The philosopher, therefore, is necessarily in tension with ideologues and dogmatists who claim to be in possession of the truth. What did Socrates claim to know? That he didn't know. Of course, to be in secure possession of the truth (which implies knowing that one is in secure possession of it) is a superior state to be in than in the state of forever seeking it. Obviously, knowing is better than believing, and seeing face-to-face is better than "seeing through a glass darkly." On the other hand, to think one has the truth when one doesn't is to be in a worse state than the state of seeking it. For example, Muhammad Atta and the boys, thinking they knew the truth, saw their way clear to murdering 3000 people.
Your first question: How can I believe that Butch's position is untenable while also considering it a serious alternative to realism? Because I hold open the possibility that all extant (and future) positions are untenable. In other words, I take seriously the possibility that the central problems of philosophy are genuine (contra the logical positivists, the later Wittgenstein, and such Freudian-Wittgensteinian epigoni as Morris Lazerowitz), important — what could count as important if problems relating to God and the soul are not important? — but absolutely insoluble by us.
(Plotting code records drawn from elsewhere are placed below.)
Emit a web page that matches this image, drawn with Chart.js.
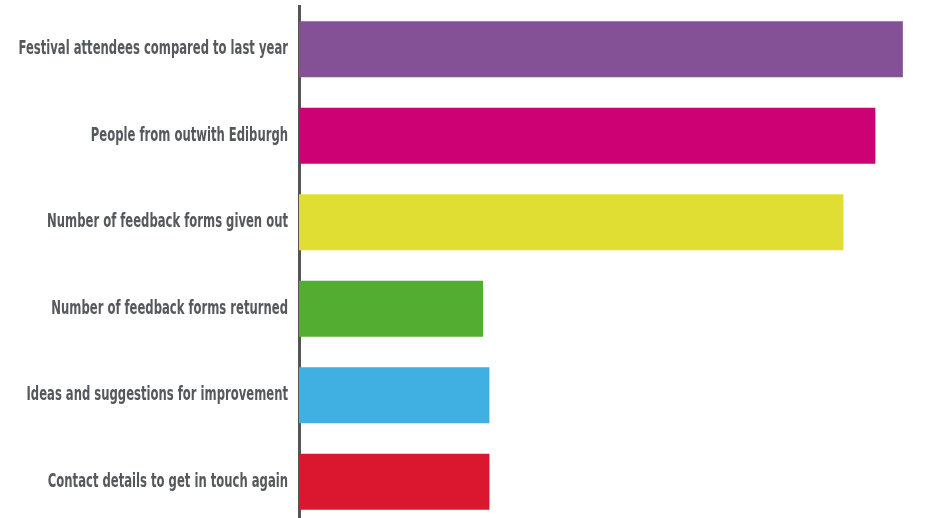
<!DOCTYPE html>
<html>
<head>
<meta charset="utf-8">
<script src="https://cdn.jsdelivr.net/npm/chart.js@4/dist/chart.umd.min.js"></script>
<style>
  html, body { margin: 0; padding: 0; background: #fff; overflow: hidden; }
  #wrap { width: 948px; height: 518px; overflow: hidden; }
</style>
</head>
<body>
<div id="wrap"><canvas id="myChart" width="948" height="525"></canvas></div>
<script>
const labels = [
  'Festival attendees compared to last year',
  'People from outwith Ediburgh',
  'Number of feedback forms given out',
  'Number of feedback forms returned',
  'Ideas and suggestions for improvement',
  'Contact details to get in touch again'
];
const values = [94.5, 90.2, 85.2, 28.8, 29.8, 29.8];
const colors = ['#845196', '#cd0074', '#e1de33', '#52ad31', '#40b0e3', '#db1730'];

// labels are drawn in a squeezed bold face next to the axis line
const labelPlugin = {
  id: 'sideLabels',
  afterDraw(chart) {
    const ctx = chart.ctx;
    const yScale = chart.scales.y;
    const squeeze = 0.68;
    const right = chart.chartArea.left - 11;
    ctx.save();
    ctx.font = "bold 19px 'DejaVu Sans Condensed', 'DejaVu Sans', sans-serif";
    ctx.fillStyle = '#55585c';
    ctx.textAlign = 'right';
    ctx.textBaseline = 'middle';
    labels.forEach((text, i) => {
      const y = yScale.getPixelForTick(i);
      ctx.save();
      ctx.translate(right, y);
      ctx.scale(squeeze, 1);
      ctx.fillText(text, 0, 0);
      ctx.restore();
    });
    ctx.restore();
  }
};

const ctx = document.getElementById('myChart').getContext('2d');
const myChart = new Chart(ctx, {
  type: 'bar',
  data: {
    labels: labels,
    datasets: [{
      data: values,
      backgroundColor: colors,
      borderWidth: 0,
      categoryPercentage: 1,
      barPercentage: 0.65
    }]
  },
  options: {
    indexAxis: 'y',
    responsive: false,
    animation: false,
    layout: { padding: { left: 291, right: 10, top: 6, bottom: 0 } },
    plugins: { legend: { display: false }, tooltip: { enabled: false } },
    scales: {
      x: { display: false, min: 0, max: 100 },
      y: {
        grid: { display: false },
        ticks: { display: false },
        border: { display: true, color: '#545454', width: 3 }
      }
    }
  },
  plugins: [labelPlugin]
});
</script>
</body>
</html>
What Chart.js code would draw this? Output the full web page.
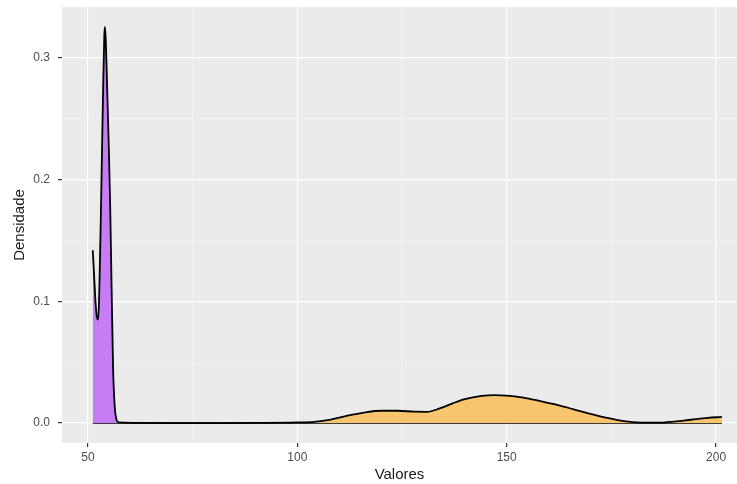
<!DOCTYPE html>
<html>
<head>
<meta charset="utf-8">
<script src="https://cdn.jsdelivr.net/npm/chart.js@4.4.1/dist/chart.umd.min.js"></script>
<style>
html,body{margin:0;padding:0;background:#fff;}
#wrap{width:737px;height:484px;position:relative;}
</style>
</head>
<body>
<div id="wrap"><canvas id="c" width="737" height="484"></canvas></div>
<script>
// Group 1 (purple) density
const purpleX = [51.15, 51.5, 51.85, 52.2, 52.45, 52.75, 53.05, 53.35, 53.65, 53.9, 54.05, 54.25, 54.6, 54.95, 55.3, 55.65, 56.0, 56.4, 56.8, 57.2];
const purpleY = [0.142, 0.119, 0.097, 0.086, 0.085, 0.115, 0.165, 0.222, 0.280, 0.318, 0.3255, 0.315, 0.274, 0.230, 0.180, 0.110, 0.045, 0.013, 0.003, 0.0005];
// Group 2 (orange) density
const orangeX = [57.2, 62, 70, 80, 90, 100, 104, 108, 112, 116, 120, 124, 128, 131, 134, 137, 140, 144, 147, 150, 154, 158, 162, 166, 170, 174, 178, 182, 186, 190, 194, 198, 201.4];
const orangeY = [0.0005, 0.0001, 0.0, 0.0, 0.0001, 0.0005, 0.0010, 0.0028, 0.0060, 0.0086, 0.0101, 0.0101, 0.0093, 0.0092, 0.0120, 0.0160, 0.0196, 0.0223, 0.0230, 0.0226, 0.0208, 0.0180, 0.0150, 0.0113, 0.0076, 0.0042, 0.0016, 0.0004, 0.0003, 0.0012, 0.0027, 0.0042, 0.0050];
// Axis ticks
const xTicks = [50, 75, 100, 125, 150, 175, 200];
const xMajor = [50, 100, 150, 200];
const yTicks = [0, 0.05, 0.1, 0.15, 0.2, 0.25, 0.3];
const yMajor = [0, 0.1, 0.2, 0.3];
const xTitle = 'Valores';
const yTitle = 'Densidade';

const toPts = (xs, ys) => xs.map((x, i) => ({x: x, y: ys[i]}));
const baseline = [{x: purpleX[0], y: 0}, {x: orangeX[orangeX.length - 1], y: 0}];

const isMajorX = v => xMajor.some(m => Math.abs(m - v) < 1e-9);
const isMajorY = v => yMajor.some(m => Math.abs(m - v) < 1e-9);

const panelBg = {
  id: 'panelBg',
  beforeDraw(chart) {
    const {ctx, chartArea: a} = chart;
    ctx.save();
    ctx.fillStyle = '#EBEBEB';
    ctx.fillRect(a.left, a.top, a.right - a.left, a.bottom - a.top);
    ctx.restore();
  }
};

const tickFont = {family: '"Liberation Sans", Arial, sans-serif', size: 12};
const titleFont = {family: '"Liberation Sans", Arial, sans-serif', size: 15};

new Chart(document.getElementById('c'), {
  type: 'line',
  data: {
    datasets: [
      {
        data: toPts(purpleX, purpleY),
        backgroundColor: '#C77CF5',
        borderColor: '#000000',
        borderWidth: 1.8,
        fill: 'origin',
        pointRadius: 0,
        cubicInterpolationMode: 'monotone'
      },
      {
        data: toPts(orangeX, orangeY),
        backgroundColor: '#F6C56E',
        borderColor: '#000000',
        borderWidth: 1.8,
        fill: 'origin',
        pointRadius: 0,
        cubicInterpolationMode: 'monotone'
      },
      {
        data: baseline,
        borderColor: '#000000',
        borderWidth: 1.4,
        fill: false,
        pointRadius: 0
      }
    ]
  },
  options: {
    responsive: false,
    animation: false,
    devicePixelRatio: 1,
    layout: {padding: {top: 7, right: 0, left: 0, bottom: 0}},
    plugins: {legend: {display: false}, tooltip: {enabled: false}},
    scales: {
      x: {
        type: 'linear',
        min: 43.8,
        max: 205.0,
        afterBuildTicks: axis => { axis.ticks = xTicks.map(v => ({value: v})); },
        afterFit: s => { s.height = 41; s.paddingLeft = 0; s.paddingRight = 0; },
        border: {display: false},
        grid: {
          color: c => (c.tick && isMajorX(c.tick.value)) ? '#FFFFFF' : 'rgba(255,255,255,0.6)',
          lineWidth: c => (c.tick && isMajorX(c.tick.value)) ? 1.2 : 0.6,
          tickColor: c => (c.tick && isMajorX(c.tick.value)) ? '#333333' : 'rgba(0,0,0,0)',
          tickLength: 4,
          drawTicks: true
        },
        ticks: {
          autoSkip: false,
          maxRotation: 0,
          padding: 3,
          color: '#4D4D4D',
          font: tickFont,
          callback: v => isMajorX(v) ? String(v) : ''
        },
        title: {display: true, text: xTitle, color: '#1A1A1A', font: titleFont, padding: {top: 0, bottom: 0}}
      },
      y: {
        type: 'linear',
        min: -0.0164,
        max: 0.3418,
        afterBuildTicks: axis => { axis.ticks = yTicks.map(v => ({value: v})); },
        afterFit: s => { s.width = 62; s.paddingTop = 0; s.paddingBottom = 0; },
        border: {display: false},
        grid: {
          color: c => (c.tick && isMajorY(c.tick.value)) ? '#FFFFFF' : 'rgba(255,255,255,0.6)',
          lineWidth: c => (c.tick && isMajorY(c.tick.value)) ? 1.2 : 0.6,
          tickColor: c => (c.tick && isMajorY(c.tick.value)) ? '#333333' : 'rgba(0,0,0,0)',
          tickLength: 4,
          drawTicks: true
        },
        ticks: {
          autoSkip: false,
          padding: 8,
          color: '#4D4D4D',
          font: tickFont,
          callback: v => isMajorY(v) ? v.toFixed(1) : ''
        },
        title: {display: true, text: yTitle, color: '#1A1A1A', font: titleFont, padding: {top: 11, bottom: 0}}
      }
    }
  },
  plugins: [panelBg]
});
</script>
</body>
</html>
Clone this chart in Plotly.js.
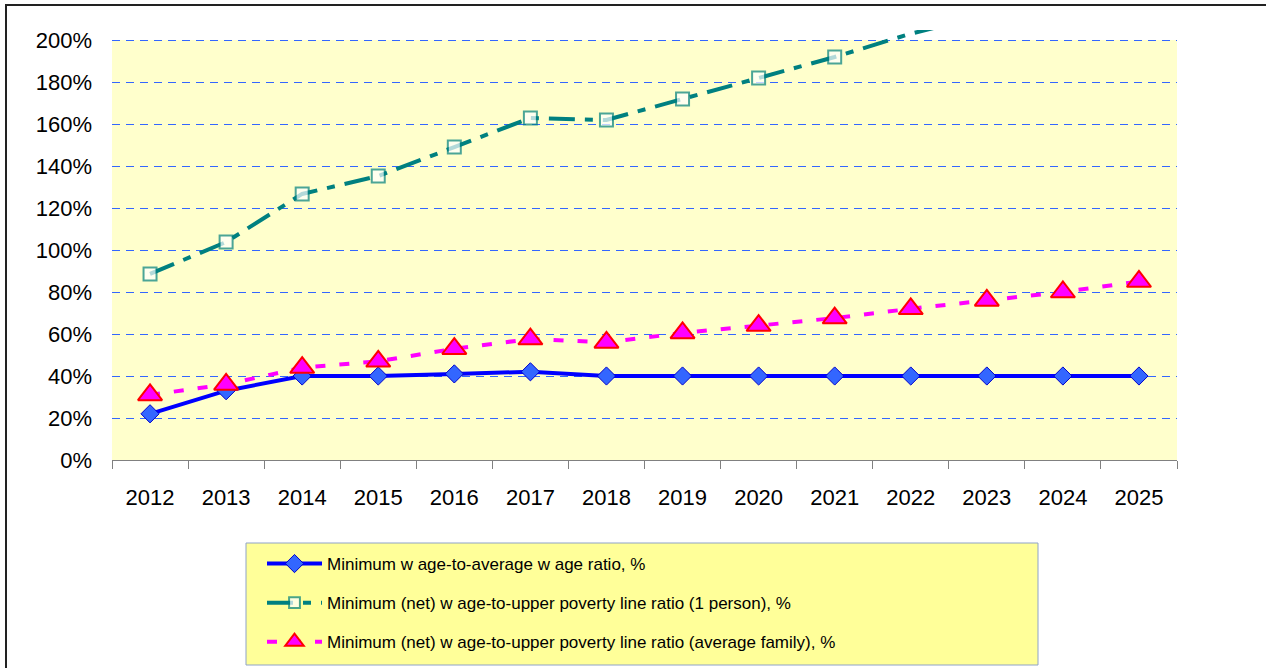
<!DOCTYPE html>
<html>
<head>
<meta charset="utf-8">
<script src="https://cdn.plot.ly/plotly-3.0.1.min.js"></script>
<style>html,body{margin:0;padding:0;background:#fff;}#chart{width:1266px;height:668px;}</style>
</head>
<body>
<div id="chart"></div>
<script>
const years = ['2012','2013','2014','2015','2016','2017','2018','2019','2020','2021','2022','2023','2024','2025'];
const minToAvg = [0.22, 0.33, 0.40, 0.40, 0.41, 0.42, 0.40, 0.40, 0.40, 0.40, 0.40, 0.40, 0.40, 0.40];
const onePersonYears = ['2012','2013','2014','2015','2016','2017','2018','2019','2020','2021','2022','2023'];
const onePerson = [0.886, 1.038, 1.267, 1.352, 1.490, 1.629, 1.619, 1.719, 1.819, 1.919, 2.03, 2.12];
const avgFamily = [0.31, 0.36, 0.44, 0.47, 0.53, 0.576, 0.56, 0.605, 0.64, 0.676, 0.72, 0.76, 0.80, 0.85];
const seriesNames = [
  'Minimum w age-to-average w age ratio, %',
  'Minimum (net) w age-to-upper poverty line ratio (1 person), %',
  'Minimum (net) w age-to-upper poverty line ratio (average family), %'
];
const yMax = 2.0;

// geometry helpers (pixels -> paper)
const L = 112, R = 1177, T = 30, B = 460;
const px = v => (v - L) / (R - L);
const py = v => (B - v) / (B - T);

const traces = [
  {
    x: years, y: minToAvg, name: seriesNames[0], type: 'scatter', mode: 'lines+markers',
    legendgroup: 'a',
    line: {color: '#0000FF', width: 4},
    marker: {symbol: 'diamond', size: 14, color: '#3366FF', line: {color: '#0000CC', width: 1}}
  },
  {
    x: onePersonYears, y: onePerson, name: seriesNames[1], type: 'scatter', mode: 'lines+markers',
    legendgroup: 'b',
    line: {color: '#008080', width: 4, dash: '26px,10px,8px,10px'},
    marker: {symbol: 'square', size: onePerson.map(v => v > yMax ? 0 : 13), color: '#FFFFFF', line: {color: '#008080', width: 2}}
  },
  {
    x: years, y: avgFamily, name: seriesNames[2], type: 'scatter', mode: 'lines+markers',
    legendgroup: 'c',
    line: {color: '#FF00FF', width: 4, dash: '10px,14px'},
    marker: {symbol: 'triangle-up', size: 21, color: '#FF00FF', line: {color: '#FF0000', width: 2}}
  }
];

const layout = {
  width: 1266, height: 668,
  margin: {l: L, r: 1266 - R, t: T, b: 668 - B, autoexpand: false},
  paper_bgcolor: '#FFFFFF',
  plot_bgcolor: 'rgba(0,0,0,0)',
  font: {family: '"Liberation Sans", Arial, sans-serif', color: '#000'},
  showlegend: true,
  xaxis: {
    type: 'category', categoryorder: 'array', categoryarray: years,
    range: [-0.5, 13.5], automargin: false,
    showgrid: false, zeroline: false,
    showline: true, linecolor: '#808080', linewidth: 1,
    ticks: 'outside', tickson: 'boundaries', ticklen: 8, tickcolor: '#808080',
    tickfont: {size: 22, family: '"Liberation Sans", Arial, sans-serif'},
    ticklabelstandoff: 18
  },
  yaxis: {
    range: [0, (B - T) / ((B - 40) / 2.0)], automargin: false,
    tickvals: [0, 0.2, 0.4, 0.6, 0.8, 1.0, 1.2, 1.4, 1.6, 1.8, 2.0],
    tickformat: '.0%',
    showgrid: true, gridcolor: '#3366FF', gridwidth: 1, griddash: '8px,6px',
    zeroline: false, showline: false, ticks: '',
    tickfont: {size: 22, family: '"Liberation Sans", Arial, sans-serif'},
    ticklabelstandoff: 19
  },
  legend: {
    x: px(262), y: py(546), xanchor: 'left', yanchor: 'top',
    bgcolor: 'rgba(0,0,0,0)', borderwidth: 0,
    font: {size: 17, family: '"Liberation Sans Narrow", "Arial Narrow", "Liberation Sans", Arial, sans-serif'},
    itemwidth: 55, tracegroupgap: 14, traceorder: 'grouped'
  },
  shapes: [
    {type: 'rect', layer: 'below', xref: 'paper', yref: 'y', x0: 0, x1: 1, y0: 0, y1: yMax,
     fillcolor: '#FFFFCC', line: {width: 0}},
    {type: 'rect', layer: 'below', xref: 'paper', yref: 'paper', x0: px(246), x1: px(1038), y0: py(665), y1: py(543),
     fillcolor: '#FFFF99', line: {color: '#8FA3C8', width: 1}},
    {type: 'rect', layer: 'below', xref: 'paper', yref: 'paper', x0: px(6), x1: px(1275), y0: py(675), y1: py(5),
     fillcolor: 'rgba(0,0,0,0)', line: {color: '#222222', width: 2}}
  ]
};

Plotly.newPlot('chart', traces, layout, {displayModeBar: false, staticPlot: true});
</script>
</body>
</html>
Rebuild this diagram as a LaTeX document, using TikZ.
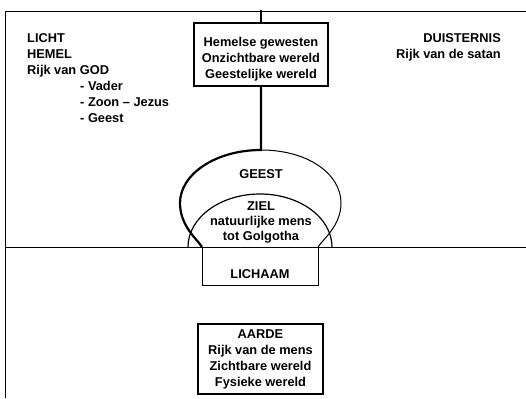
\documentclass[tikz,border=0pt]{standalone}
\usepackage{fontspec}
\setmainfont{Liberation Sans}
\usetikzlibrary{positioning}
\tikzstyle{every node}=[font=\fontsize{12.8}{16}\selectfont\bfseries,inner sep=0pt]

\begin{document}
\begin{tikzpicture}[x=1pt,y=-1pt]
\tikzset{dun/.style={line width=1pt},dik/.style={line width=2.2pt},
  kader/.style={draw,rectangle,align=center}}
\useasboundingbox (0,0) rectangle (526,398);

% rand en horizon
\draw[dun] (5,398) -- (5,12) -- (526,12);
\draw[dun] (5,247) -- (526,247);

% teksten links en rechts
\node[anchor=north west,align=left] (licht) at (27,33) {LICHT\\HEMEL\\Rijk van GOD};
\node[align=left,below right=4.3pt and 53pt of licht.south west] (drieeenheid)
  {- Vader\\- Zoon -- Jezus\\- Geest};
\node[anchor=north east,align=right] (duisternis) at (501,33) {DUISTERNIS\\Rijk van de satan};

% hemel
\node[kader,line width=1.8pt,minimum width=134pt,minimum height=63pt] (hemel) at (261,54.5)
  {\rule{0pt}{19pt}Hemelse gewesten\\Onzichtbare wereld\\Geestelijke wereld};
\coordinate (boven) at (261,10);
\coordinate (koepel) at (261,150);
\coordinate (zl) at (202,247);
\coordinate (zr) at (318,247);
\coordinate (lichaamzw) at (202,285);

\draw[dik] (boven) -- (hemel.north);
\draw[dik] (hemel.south) -- (koepel) .. controls (216,150) and (180,174) .. (180,203)
  .. controls (180,226) and (197,239) .. (zl);
\draw[dun] (koepel) .. controls (308,150) and (341,174) .. (341,203)
  .. controls (341,226) and (323,239) .. (zr);

% ziel
\draw[line width=1.2pt] (188,247) arc[start angle=180,end angle=360,x radius=72,y radius=53];
\node (geest) at (261,174) {GEEST};
\node[anchor=north,align=center,font=\fontsize{12.8}{15}\selectfont\bfseries] (ziel) at (261,201.5)
  {ZIEL\\natuurlijke mens\\tot Golgotha};

% lichaam
\draw[dun] (zl) -- (lichaamzw) -| (zr);
\node (lichaam) at (260,273.7) {LICHAAM};

% aarde
\node[kader,line width=1.2pt,minimum width=125pt,minimum height=70pt] (aarde) at (260.5,359)
  {AARDE\\Rijk van de mens\\Zichtbare wereld\\Fysieke wereld};
\end{tikzpicture}
\end{document}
Your second question: How can I believe that metaphysical realism, despite its problems, addresses those problems adequately? Well, I don't believe it addresses them adequately.
I would say your book is pretty much a response to those questions, but what I'm looking for is your understanding of what makes Butch's position so powerful. What I have in mind is something like what [Stanley] Rosen does in The Elusiveness of the Ordinary, where in a couple of essays he makes clear that there is not going to be a way based on analysis or deduction to adjudicate between the Platonic and the Kantian claims – that is, the claims, respectively, that the "Forms" are external and mind-independent and that they are internal and mind-dependent. The final two essays in the aforementioned book are Rosen's attempt to provide a way to tip the scales in favor of Plato, and I have to say I haven't really seen a better way to do it.
I haven't read Rosen's book, but I will soon get hold of it. It will be interesting to see whether he has a compelling rational way of tipping the scales.